The Saudi/Wahhabi coalition have been successful in giving disempowered people a sense of victory by supporting their suppression of other sects, their oppression of women, and their militant purging of Christians from various Muslim-majority regions.  They have also used their vast resources to set up unnatural alliances and put certain institutions “in their pockets.”  Most notable of these are the universities which have Saudi-funded Islamic studies chairs which are constrained to teach primarily the Saudi view of world history and current events.  This has stifled free inquiry and expression in places where that was formerly the hallmark of their institutional purpose.

What Muslims at the ICSC are doing to counteract these negative forces is to invest their time and energy in civic projects which will enable them to counter-balance the Saudi influence. As a continuation of this particular conference on Extremism, for example, there will be a workshop on December 14 on preventing extremism in the community.   It will include specific tools and training for prevention, intervention, and ejection.

Panel Discussion on the “Declaration Against Extremism” document:


·       Organized efforts to oppose extremism are needed to create momentum for change

·       We must also resist the use of intimidation and the appeal to ancient authority in order to silence Muslims from speaking out against extremism.

·       Extremism involves not only actions, but also the way you think.

·       We must disabuse people of the notion that extremism is something new, or a response to Israel, or a response some other supposed offense.  It is rather a reactionary reversion to ancient authorities to justify violence and oppression.

·       The three main manifestations of extremism today are 1) violence against both Muslims and non-Muslims, 2) the oppression of women in the name of Islam, and 3) the suppression of religious minorities (e.g., Copts, Sufis, and Shiites in Sunni-majority countries)

·       Mosques in the U.S. often turn away new Muslims because they aren’t properly dressed or for some other external reason. Their rules are so restrictive that going to a mosque is a drudgery and a turn-off for young people. This is destructive intolerance.  The ICSC, instead, tries to meet people “where they are.”

·       We strongly oppose the idea that women are inferior. We must oppose child marriage, denying women equal education and economic opportunities, FGM, and other violence against women.

·       We cannot count on a “Saladin” to come along and reform Islam; rather, it must be done by the Muslim community itself.

·       The ICSC and MPAC are not opposing extremism just because the government is putting pressure on Muslims to take a stand. Rather, this is coming from within the consciousness of the Muslims in the congregation. Extremists are tyrants, and to combat them we must understand why people become extremists and then address those root causes wisely.
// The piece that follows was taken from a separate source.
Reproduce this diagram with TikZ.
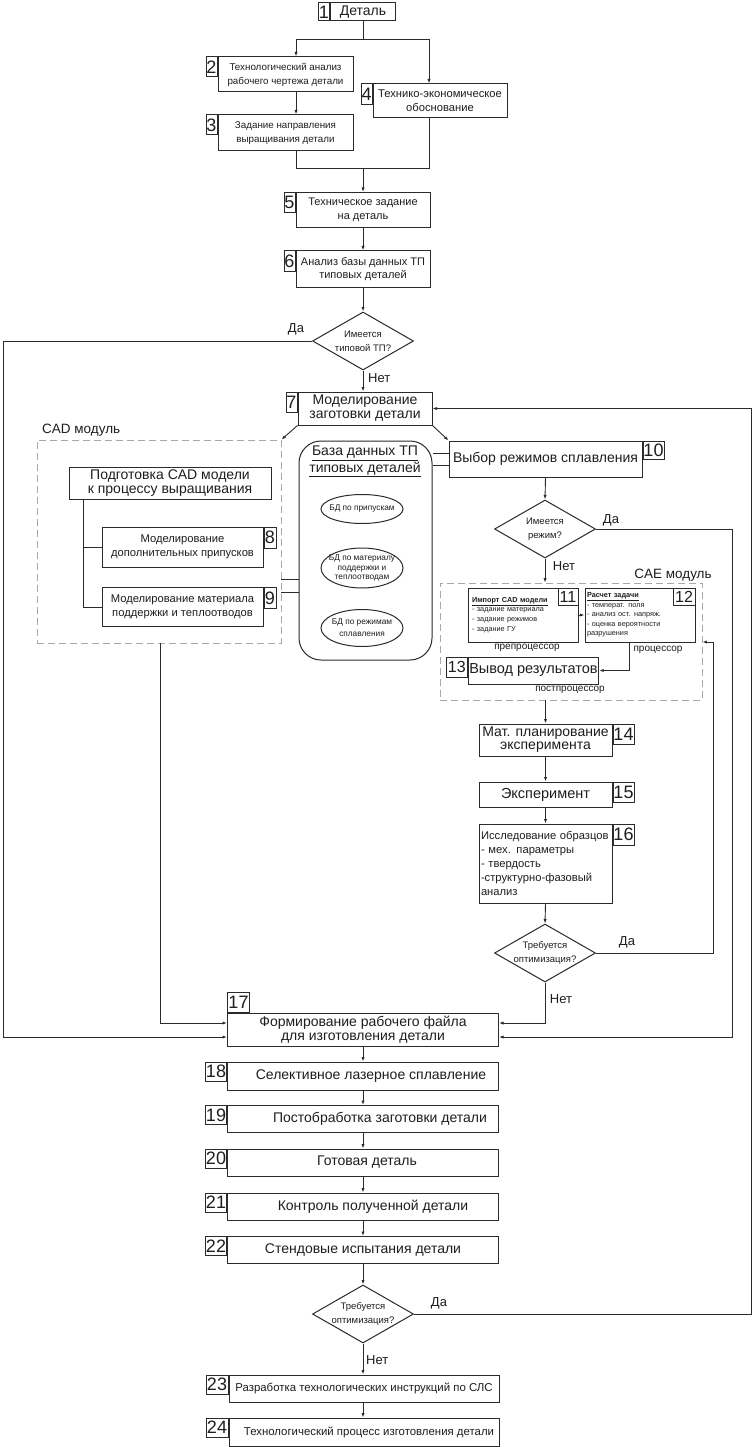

It take strength and courage to stand up against those loud voices of extremism.

·       One of the ways to fight extremism is with knowledge and education.  Muslims need a contextualized understanding of their sacred texts.  (Since non-Muslim critics of Islam who cite specific violent texts in the Quran are often told the verse is taken out of context, this could be a lame excuse or it could indicate that Muslims themselves often do not understand the context of those verses.)

Final observations by this non-Muslim attendee:  Having attended numerous Muslim conferences and interfaith meetings, this conference was characterized by its openness, its critical introspection, and its willingness to give voice to a wide range of views.  Bu contrast, many of the other meetings reflected scripted agendas, limited questions, and no room for any disagreement.  Rarely will a Muslim acknowledge that Arab Muslims played a major role in the 18th and 19th century slave trade, as they did at this conference. There were also heart-felt expressions that would probably shock the hardened Islamist: “Love is more important than justice.” “You cannot pour from a vessel anything that it does not contain (i.e., a healthy tree does not bear bad fruit).” “our job (as Muslims) is to create beauty (see Romans 10:15)”


Synopsis of the Declaration Against Extremism


We passionately reaffirm our opposition to extremists of all stripes, particularly all Muslim extremists who betray Islam’s true message.  Furthermore, we pledge to collectively condemn and act to prevent extremism in all forms.

Cardinal Features of Extremism:

1.     Authority is monopolized by one person or group that claims authority from God, and opposition to that authority is equated with opposition to God.

2.     The “will” of God is dictated to the people, who are not permitted to think for themselves and arrive at their own conclusions.

3.     Coercion or imposing lifestyle decisions on others is viewed as sometimes necessary.

4.     Blind commitment to tradition is paramount. Innovation and progress are condemned.

5.     Conformity to cultural customs supersedes personal convictions.

6.     Outward appearance is prized over personal character and spiritual integrity.

7.     Extremists hold insular attitudes which reject the contributions of other civilizations and their value to humanity.

8.     Power is derived from culturally-based systems of patriarchy, subjecting women to inferior status and sanctioning physical harm.

9.     The mercy and forgiveness of God is exclusive to only one group.

10.  Unjust and immoral acts are deemed permissible for self-serving ends.


Extremism is the main source of harm to Islam and Muslims worldwide. Extremism and its violent manifestations have shed the blood of countless people, the majority of whom are Muslims. Extremism continues to rob our youth of pride in, and connection with their own faith – thus making people feel their faith is irrelevant and incompatible with contemporary life. This then has the ability to create a barrier between the hearts and minds of the Muslim citizens and their non-Muslim neighbors.

A Clarion Call for Action:

Let’s stand together and declare a unified and unequivocal condemnation of extremism by:


·       Rejecting any religious interpretation or ruling that contradicts the core Islamic principles of justice, mercy, wisdom, and compassion.

·       Upholding women’s God-given equal opportunity in society, rejecting the subjugation of women under any circumstances and refusing to accept the notion that women are inferior to men in reason, wisdom, or their ability to lead.

·       Objecting to outward symbols of piety being used as a measure of an individual’s righteousness and adherence to Islam.

·       Embracing the positive contributions of all cultures and civilizations and respecting their cultural origins.

·       Fostering an environment where young Muslims feel proud and connected to their faith, and not alienated from Islam or the Muslim community.